╭─ DATA BLOCK

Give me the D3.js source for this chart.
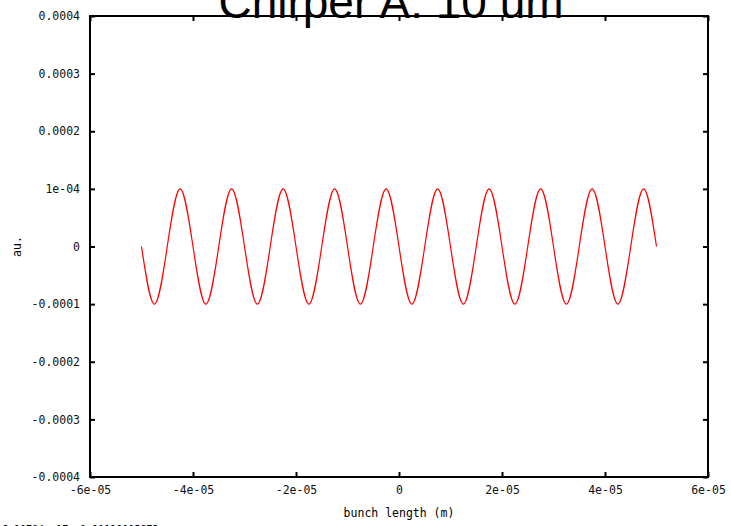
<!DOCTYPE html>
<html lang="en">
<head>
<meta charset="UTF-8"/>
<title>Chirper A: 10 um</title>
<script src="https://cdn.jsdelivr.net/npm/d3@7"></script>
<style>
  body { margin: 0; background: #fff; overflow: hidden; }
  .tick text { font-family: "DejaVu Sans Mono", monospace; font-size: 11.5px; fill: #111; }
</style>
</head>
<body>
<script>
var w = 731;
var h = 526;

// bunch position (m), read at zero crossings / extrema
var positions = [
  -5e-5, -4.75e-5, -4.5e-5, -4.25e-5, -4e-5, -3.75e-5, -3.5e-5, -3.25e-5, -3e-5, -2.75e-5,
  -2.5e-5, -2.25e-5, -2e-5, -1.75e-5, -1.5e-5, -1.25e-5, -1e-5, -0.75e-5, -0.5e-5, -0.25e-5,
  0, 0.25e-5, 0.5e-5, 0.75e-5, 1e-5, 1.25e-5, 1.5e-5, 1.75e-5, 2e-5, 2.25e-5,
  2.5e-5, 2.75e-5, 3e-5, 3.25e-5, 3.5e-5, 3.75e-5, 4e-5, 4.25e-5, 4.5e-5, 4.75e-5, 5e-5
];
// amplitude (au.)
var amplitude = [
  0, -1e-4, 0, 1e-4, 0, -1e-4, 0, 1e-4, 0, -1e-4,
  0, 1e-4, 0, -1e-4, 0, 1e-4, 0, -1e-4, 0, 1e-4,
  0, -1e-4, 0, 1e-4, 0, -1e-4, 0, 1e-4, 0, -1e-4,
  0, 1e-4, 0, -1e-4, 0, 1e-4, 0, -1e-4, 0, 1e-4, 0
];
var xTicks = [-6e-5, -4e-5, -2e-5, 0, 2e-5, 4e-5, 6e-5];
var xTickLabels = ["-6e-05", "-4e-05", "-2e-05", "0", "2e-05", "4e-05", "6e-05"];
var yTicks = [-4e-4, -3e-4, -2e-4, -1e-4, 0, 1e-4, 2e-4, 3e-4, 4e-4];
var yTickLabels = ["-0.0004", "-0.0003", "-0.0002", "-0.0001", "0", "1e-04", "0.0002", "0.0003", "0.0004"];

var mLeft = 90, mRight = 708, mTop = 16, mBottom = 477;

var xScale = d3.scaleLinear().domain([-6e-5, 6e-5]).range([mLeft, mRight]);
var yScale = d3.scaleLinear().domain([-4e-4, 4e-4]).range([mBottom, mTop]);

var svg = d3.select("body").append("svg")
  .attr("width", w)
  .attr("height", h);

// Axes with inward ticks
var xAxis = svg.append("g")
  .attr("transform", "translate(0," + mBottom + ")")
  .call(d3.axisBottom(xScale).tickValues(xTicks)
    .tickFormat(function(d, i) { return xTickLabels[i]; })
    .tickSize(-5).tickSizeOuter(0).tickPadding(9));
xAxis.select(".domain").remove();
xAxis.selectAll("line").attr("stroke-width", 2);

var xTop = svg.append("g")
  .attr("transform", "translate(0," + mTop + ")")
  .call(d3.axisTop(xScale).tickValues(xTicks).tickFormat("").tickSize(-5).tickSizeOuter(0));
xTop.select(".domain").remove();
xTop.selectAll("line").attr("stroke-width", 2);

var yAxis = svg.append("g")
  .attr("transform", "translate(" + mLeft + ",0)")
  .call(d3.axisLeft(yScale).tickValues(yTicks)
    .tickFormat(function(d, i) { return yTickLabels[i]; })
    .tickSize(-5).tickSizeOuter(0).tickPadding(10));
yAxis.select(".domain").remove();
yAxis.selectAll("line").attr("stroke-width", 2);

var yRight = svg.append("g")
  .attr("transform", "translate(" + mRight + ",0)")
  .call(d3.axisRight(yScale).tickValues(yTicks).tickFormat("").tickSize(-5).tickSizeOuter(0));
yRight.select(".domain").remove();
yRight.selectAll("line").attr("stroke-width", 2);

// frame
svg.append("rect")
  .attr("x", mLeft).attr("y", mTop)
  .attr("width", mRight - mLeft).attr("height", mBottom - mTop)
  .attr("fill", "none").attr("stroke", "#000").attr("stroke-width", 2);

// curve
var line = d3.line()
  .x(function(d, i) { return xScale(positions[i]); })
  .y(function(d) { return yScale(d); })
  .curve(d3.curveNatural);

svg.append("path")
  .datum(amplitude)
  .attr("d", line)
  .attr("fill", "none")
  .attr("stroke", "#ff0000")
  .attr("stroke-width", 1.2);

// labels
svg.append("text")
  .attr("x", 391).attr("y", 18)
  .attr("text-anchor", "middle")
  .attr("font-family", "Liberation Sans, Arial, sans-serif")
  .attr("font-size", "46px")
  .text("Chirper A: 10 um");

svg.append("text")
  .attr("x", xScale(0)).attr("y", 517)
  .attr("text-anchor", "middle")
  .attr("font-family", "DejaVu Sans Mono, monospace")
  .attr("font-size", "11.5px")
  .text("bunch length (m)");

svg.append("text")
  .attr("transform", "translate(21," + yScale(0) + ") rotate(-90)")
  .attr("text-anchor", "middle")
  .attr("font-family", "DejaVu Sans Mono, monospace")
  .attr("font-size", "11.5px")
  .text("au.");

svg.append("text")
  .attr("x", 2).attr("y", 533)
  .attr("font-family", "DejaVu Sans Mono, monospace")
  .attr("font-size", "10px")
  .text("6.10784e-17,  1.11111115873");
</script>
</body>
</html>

╰─

## SET EXERCISE
Leave out the pictures, then repeat the listing above exactly from its first line to the line with "var mLeft = 90, mRight", inclusive.

## EXERCISE RESPONSE
Give me the D3.js source for this chart.
<!DOCTYPE html>
<html lang="en">
<head>
<meta charset="UTF-8"/>
<title>Chirper A: 10 um</title>
<script src="https://cdn.jsdelivr.net/npm/d3@7"></script>
<style>
  body { margin: 0; background: #fff; overflow: hidden; }
  .tick text { font-family: "DejaVu Sans Mono", monospace; font-size: 11.5px; fill: #111; }
</style>
</head>
<body>
<script>
var w = 731;
var h = 526;

// bunch position (m), read at zero crossings / extrema
var positions = [
  -5e-5, -4.75e-5, -4.5e-5, -4.25e-5, -4e-5, -3.75e-5, -3.5e-5, -3.25e-5, -3e-5, -2.75e-5,
  -2.5e-5, -2.25e-5, -2e-5, -1.75e-5, -1.5e-5, -1.25e-5, -1e-5, -0.75e-5, -0.5e-5, -0.25e-5,
  0, 0.25e-5, 0.5e-5, 0.75e-5, 1e-5, 1.25e-5, 1.5e-5, 1.75e-5, 2e-5, 2.25e-5,
  2.5e-5, 2.75e-5, 3e-5, 3.25e-5, 3.5e-5, 3.75e-5, 4e-5, 4.25e-5, 4.5e-5, 4.75e-5, 5e-5
];
// amplitude (au.)
var amplitude = [
  0, -1e-4, 0, 1e-4, 0, -1e-4, 0, 1e-4, 0, -1e-4,
  0, 1e-4, 0, -1e-4, 0, 1e-4, 0, -1e-4, 0, 1e-4,
  0, -1e-4, 0, 1e-4, 0, -1e-4, 0, 1e-4, 0, -1e-4,
  0, 1e-4, 0, -1e-4, 0, 1e-4, 0, -1e-4, 0, 1e-4, 0
];
var xTicks = [-6e-5, -4e-5, -2e-5, 0, 2e-5, 4e-5, 6e-5];
var xTickLabels = ["-6e-05", "-4e-05", "-2e-05", "0", "2e-05", "4e-05", "6e-05"];
var yTicks = [-4e-4, -3e-4, -2e-4, -1e-4, 0, 1e-4, 2e-4, 3e-4, 4e-4];
var yTickLabels = ["-0.0004", "-0.0003", "-0.0002", "-0.0001", "0", "1e-04", "0.0002", "0.0003", "0.0004"];

var mLeft = 90, mRight = 708, mTop = 16, mBottom = 477;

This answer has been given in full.